__Written exercise__
Type out the complete listing below word for word, without its pictures.

==============================

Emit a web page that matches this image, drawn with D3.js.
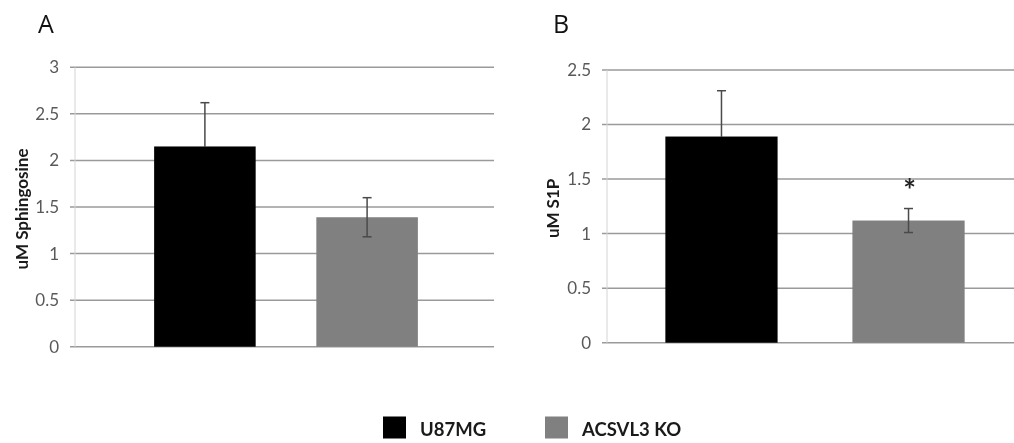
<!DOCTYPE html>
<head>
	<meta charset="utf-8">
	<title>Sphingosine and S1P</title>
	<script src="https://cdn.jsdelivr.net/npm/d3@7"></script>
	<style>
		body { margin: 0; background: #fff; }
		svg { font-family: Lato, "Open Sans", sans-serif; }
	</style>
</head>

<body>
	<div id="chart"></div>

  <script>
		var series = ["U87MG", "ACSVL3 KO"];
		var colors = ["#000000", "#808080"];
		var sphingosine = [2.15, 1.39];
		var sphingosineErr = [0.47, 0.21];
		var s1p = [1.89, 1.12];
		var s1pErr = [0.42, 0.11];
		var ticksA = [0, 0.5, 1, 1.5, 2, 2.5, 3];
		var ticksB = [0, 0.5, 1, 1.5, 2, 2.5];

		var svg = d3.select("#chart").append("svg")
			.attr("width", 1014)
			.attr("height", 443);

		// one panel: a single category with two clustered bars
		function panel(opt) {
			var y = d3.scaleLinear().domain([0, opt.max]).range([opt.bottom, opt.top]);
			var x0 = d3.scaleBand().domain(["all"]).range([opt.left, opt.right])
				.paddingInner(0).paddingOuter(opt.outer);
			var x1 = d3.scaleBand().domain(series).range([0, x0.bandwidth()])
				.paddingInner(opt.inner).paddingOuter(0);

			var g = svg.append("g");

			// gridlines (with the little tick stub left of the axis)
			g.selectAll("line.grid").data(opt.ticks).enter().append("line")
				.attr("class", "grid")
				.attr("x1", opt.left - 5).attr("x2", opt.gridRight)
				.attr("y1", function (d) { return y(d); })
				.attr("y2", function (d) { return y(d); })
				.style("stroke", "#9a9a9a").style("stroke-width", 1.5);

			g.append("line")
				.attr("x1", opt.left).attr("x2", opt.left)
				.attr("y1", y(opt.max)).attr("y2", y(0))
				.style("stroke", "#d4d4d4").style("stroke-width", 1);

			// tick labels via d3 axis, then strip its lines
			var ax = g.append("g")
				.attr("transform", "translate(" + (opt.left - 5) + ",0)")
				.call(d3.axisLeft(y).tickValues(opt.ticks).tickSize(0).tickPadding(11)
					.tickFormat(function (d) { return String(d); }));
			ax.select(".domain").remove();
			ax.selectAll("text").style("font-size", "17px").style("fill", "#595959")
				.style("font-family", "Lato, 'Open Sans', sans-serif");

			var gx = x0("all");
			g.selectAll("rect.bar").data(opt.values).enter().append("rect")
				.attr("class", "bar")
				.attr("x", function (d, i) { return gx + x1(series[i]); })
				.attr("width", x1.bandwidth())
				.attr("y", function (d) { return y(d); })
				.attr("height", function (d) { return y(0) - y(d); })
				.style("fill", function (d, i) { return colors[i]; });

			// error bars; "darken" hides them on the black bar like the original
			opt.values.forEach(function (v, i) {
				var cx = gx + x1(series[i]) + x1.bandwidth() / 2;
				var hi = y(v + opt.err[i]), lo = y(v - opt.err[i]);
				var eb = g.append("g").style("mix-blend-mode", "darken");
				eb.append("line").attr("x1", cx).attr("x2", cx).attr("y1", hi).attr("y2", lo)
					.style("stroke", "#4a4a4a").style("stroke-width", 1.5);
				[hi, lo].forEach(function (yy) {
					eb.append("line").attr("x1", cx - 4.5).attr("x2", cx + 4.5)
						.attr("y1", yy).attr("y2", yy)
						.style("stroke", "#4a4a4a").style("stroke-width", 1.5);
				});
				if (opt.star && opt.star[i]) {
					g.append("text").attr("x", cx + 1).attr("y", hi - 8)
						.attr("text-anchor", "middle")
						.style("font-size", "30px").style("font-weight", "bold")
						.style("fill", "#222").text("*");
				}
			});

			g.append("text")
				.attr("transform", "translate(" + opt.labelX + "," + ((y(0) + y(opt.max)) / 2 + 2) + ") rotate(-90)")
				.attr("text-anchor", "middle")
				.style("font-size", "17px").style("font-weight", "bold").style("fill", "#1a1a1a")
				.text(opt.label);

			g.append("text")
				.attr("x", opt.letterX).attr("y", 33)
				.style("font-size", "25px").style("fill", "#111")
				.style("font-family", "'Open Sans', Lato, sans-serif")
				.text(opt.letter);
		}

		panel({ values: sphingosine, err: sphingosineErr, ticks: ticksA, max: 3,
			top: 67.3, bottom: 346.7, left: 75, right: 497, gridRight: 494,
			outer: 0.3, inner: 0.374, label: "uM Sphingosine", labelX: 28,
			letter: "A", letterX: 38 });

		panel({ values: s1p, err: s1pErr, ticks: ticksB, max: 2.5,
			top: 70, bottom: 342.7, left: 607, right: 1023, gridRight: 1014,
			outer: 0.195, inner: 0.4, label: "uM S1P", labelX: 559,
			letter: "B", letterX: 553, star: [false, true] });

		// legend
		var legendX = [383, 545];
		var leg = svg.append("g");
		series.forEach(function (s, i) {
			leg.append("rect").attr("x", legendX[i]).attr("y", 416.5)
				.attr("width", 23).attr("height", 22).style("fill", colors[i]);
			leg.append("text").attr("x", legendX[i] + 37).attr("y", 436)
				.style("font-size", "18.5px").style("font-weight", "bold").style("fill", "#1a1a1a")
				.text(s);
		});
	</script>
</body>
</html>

==============================

__Answer to the problem__
Emit a web page that matches this image, drawn with D3.js.
<!DOCTYPE html>
<head>
	<meta charset="utf-8">
	<title>Sphingosine and S1P</title>
	<script src="https://cdn.jsdelivr.net/npm/d3@7"></script>
	<style>
		body { margin: 0; background: #fff; }
		svg { font-family: Lato, "Open Sans", sans-serif; }
	</style>
</head>

<body>
	<div id="chart"></div>

  <script>
		var series = ["U87MG", "ACSVL3 KO"];
		var colors = ["#000000", "#808080"];
		var sphingosine = [2.15, 1.39];
		var sphingosineErr = [0.47, 0.21];
		var s1p = [1.89, 1.12];
		var s1pErr = [0.42, 0.11];
		var ticksA = [0, 0.5, 1, 1.5, 2, 2.5, 3];
		var ticksB = [0, 0.5, 1, 1.5, 2, 2.5];

		var svg = d3.select("#chart").append("svg")
			.attr("width", 1014)
			.attr("height", 443);

		// one panel: a single category with two clustered bars
		function panel(opt) {
			var y = d3.scaleLinear().domain([0, opt.max]).range([opt.bottom, opt.top]);
			var x0 = d3.scaleBand().domain(["all"]).range([opt.left, opt.right])
				.paddingInner(0).paddingOuter(opt.outer);
			var x1 = d3.scaleBand().domain(series).range([0, x0.bandwidth()])
				.paddingInner(opt.inner).paddingOuter(0);

			var g = svg.append("g");

			// gridlines (with the little tick stub left of the axis)
			g.selectAll("line.grid").data(opt.ticks).enter().append("line")
				.attr("class", "grid")
				.attr("x1", opt.left - 5).attr("x2", opt.gridRight)
				.attr("y1", function (d) { return y(d); })
				.attr("y2", function (d) { return y(d); })
				.style("stroke", "#9a9a9a").style("stroke-width", 1.5);

			g.append("line")
				.attr("x1", opt.left).attr("x2", opt.left)
				.attr("y1", y(opt.max)).attr("y2", y(0))
				.style("stroke", "#d4d4d4").style("stroke-width", 1);

			// tick labels via d3 axis, then strip its lines
			var ax = g.append("g")
				.attr("transform", "translate(" + (opt.left - 5) + ",0)")
				.call(d3.axisLeft(y).tickValues(opt.ticks).tickSize(0).tickPadding(11)
					.tickFormat(function (d) { return String(d); }));
			ax.select(".domain").remove();
			ax.selectAll("text").style("font-size", "17px").style("fill", "#595959")
				.style("font-family", "Lato, 'Open Sans', sans-serif");

			var gx = x0("all");
			g.selectAll("rect.bar").data(opt.values).enter().append("rect")
				.attr("class", "bar")
				.attr("x", function (d, i) { return gx + x1(series[i]); })
				.attr("width", x1.bandwidth())
				.attr("y", function (d) { return y(d); })
				.attr("height", function (d) { return y(0) - y(d); })
				.style("fill", function (d, i) { return colors[i]; });

			// error bars; "darken" hides them on the black bar like the original
			opt.values.forEach(function (v, i) {
				var cx = gx + x1(series[i]) + x1.bandwidth() / 2;
				var hi = y(v + opt.err[i]), lo = y(v - opt.err[i]);
				var eb = g.append("g").style("mix-blend-mode", "darken");
				eb.append("line").attr("x1", cx).attr("x2", cx).attr("y1", hi).attr("y2", lo)
					.style("stroke", "#4a4a4a").style("stroke-width", 1.5);
				[hi, lo].forEach(function (yy) {
					eb.append("line").attr("x1", cx - 4.5).attr("x2", cx + 4.5)
						.attr("y1", yy).attr("y2", yy)
						.style("stroke", "#4a4a4a").style("stroke-width", 1.5);
				});
				if (opt.star && opt.star[i]) {
					g.append("text").attr("x", cx + 1).attr("y", hi - 8)
						.attr("text-anchor", "middle")
						.style("font-size", "30px").style("font-weight", "bold")
						.style("fill", "#222").text("*");
				}
			});

			g.append("text")
				.attr("transform", "translate(" + opt.labelX + "," + ((y(0) + y(opt.max)) / 2 + 2) + ") rotate(-90)")
				.attr("text-anchor", "middle")
				.style("font-size", "17px").style("font-weight", "bold").style("fill", "#1a1a1a")
				.text(opt.label);

			g.append("text")
				.attr("x", opt.letterX).attr("y", 33)
				.style("font-size", "25px").style("fill", "#111")
				.style("font-family", "'Open Sans', Lato, sans-serif")
				.text(opt.letter);
		}

		panel({ values: sphingosine, err: sphingosineErr, ticks: ticksA, max: 3,
			top: 67.3, bottom: 346.7, left: 75, right: 497, gridRight: 494,
			outer: 0.3, inner: 0.374, label: "uM Sphingosine", labelX: 28,
			letter: "A", letterX: 38 });

		panel({ values: s1p, err: s1pErr, ticks: ticksB, max: 2.5,
			top: 70, bottom: 342.7, left: 607, right: 1023, gridRight: 1014,
			outer: 0.195, inner: 0.4, label: "uM S1P", labelX: 559,
			letter: "B", letterX: 553, star: [false, true] });

		// legend
		var legendX = [383, 545];
		var leg = svg.append("g");
		series.forEach(function (s, i) {
			leg.append("rect").attr("x", legendX[i]).attr("y", 416.5)
				.attr("width", 23).attr("height", 22).style("fill", colors[i]);
			leg.append("text").attr("x", legendX[i] + 37).attr("y", 436)
				.style("font-size", "18.5px").style("font-weight", "bold").style("fill", "#1a1a1a")
				.text(s);
		});
	</script>
</body>
</html>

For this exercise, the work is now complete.